By Dr Asangba Tzudir
The recent survey conducted by this paper asking how to effectively overcome tribalism in Naga society offers more than a set of responses. The survey, while it may be limited by the number of respondents, still reveals a takeaway, the need for a deep moral introspection within the community. With an overwhelming 80% emphasizing on education and inter-tribe exchange, 14% suggesting structural or institutional reforms, and a smaller yet significant 6% focusing on healing and forgiveness, the responses point toward both the roots of the problem and the contours of charting a possible way forward.
At its core, tribalism in Naga society is not simply a sociological phenomena but it can be described as an inherited consciousness shaped by history, identity, and survival. However, when identity finds hardened and centered on exclusion, it only fragments the very fabric it once protected. The survey rightly foregrounds education as the primary antidote, not just literacy, but transformative education that dismantles stereotypes and expands moral imagination. The call to “humanize the other” is crucial. When individuals are reduced to tribe, village, or clan labels, empathy disappears and gets replaced by categorization. Education must therefore help cultivate critical thinking, ethical reasoning, and a shared historical understanding.
Equally important is inter-tribe exchange. The idea that “no tribe is enemy to another” must move from rhetoric to lived reality. This calls for encouraging inter-tribe interactions through student exchanges, cultural programs, and even inter-tribe marriages which can gradually break and erode “narrow domestic walls”. The emphasis on family bonds as a basis for unity is insightful and which becomes a powerful force for integration.
While the 6% who stress healing and reconciliation may be less comparatively, it remind us that structural or educational solutions alone are insufficient. There are wounds which are historical, emotional, and psychological and cannot be legislated away. Bitterness between tribes, often unspoken or not loudly spoken continues to shape attitudes and of hatred. This is where the act of forgiveness needs to be understood in its right context, that, it is not weakness but indeed a moral courage. For Nagaland being a Christian majority state, reconciliation must be more than symbolic.
The Christian character needs to be grounded in narratives of truth-telling, apology, and restoration.
The survey also raises uncomfortable but necessary critiques of institutions, particularly the Church and the media. Tribal churches, while culturally rooted, may inadvertently reinforce divisions. The suggestion to move toward a more unified “Naga church” is not about erasing identity but about transcending narrow affiliations and building a shared spiritual community. Similarly, the media’s role in subtly reinforcing tribal identity through the various forms of ‘labeling’ needs reexamination and reconsideration. The ‘language’ of the media shapes perception and becomes normalized which is then internalized in minds.

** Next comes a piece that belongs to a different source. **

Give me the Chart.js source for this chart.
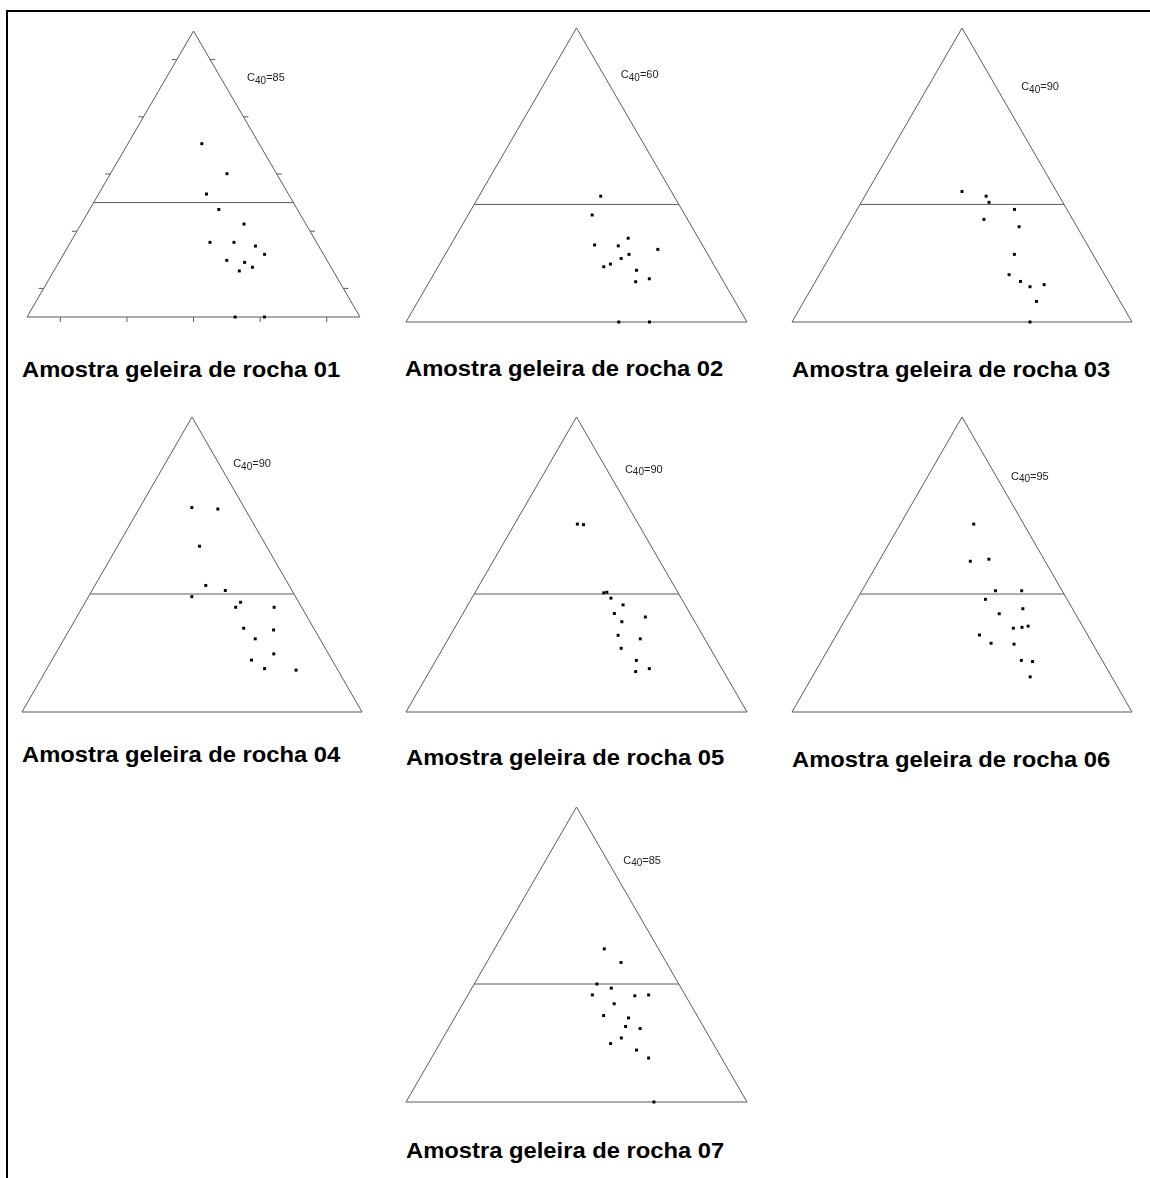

A particularly sharp observation concerns governance. The creation of districts along tribal lines may offer administrative convenience but only risks deepening divisions. Policy decisions must be evaluated not only for efficiency but for their long-term social impact. Otherwise fragmentation will only get institutionalized.
While the survey converges on a simple yet demanding truth about the need to overcome tribalism, it requires ethical consistency. It is not enough to condemn biases only in principle in black and white while practicing it in daily life. Supporting wrongdoing because it is committed by one’s own tribe erodes the very idea of justice. Moral integrity demands that a ‘spade be called a spade’ regardless of who holds it.
The way forward, therefore calls upon educational reform, social integration, institutional introspection, and moral renewal. Tribal identity need not be erased but must be reoriented. From a boundary that divides, it can become a connecting thread in a larger tapestry of Naga unity.
On the whole, the survey reflects a deeper desire to move beyond tribalism and which already exists. It requires the coming together of the collective will to act on it.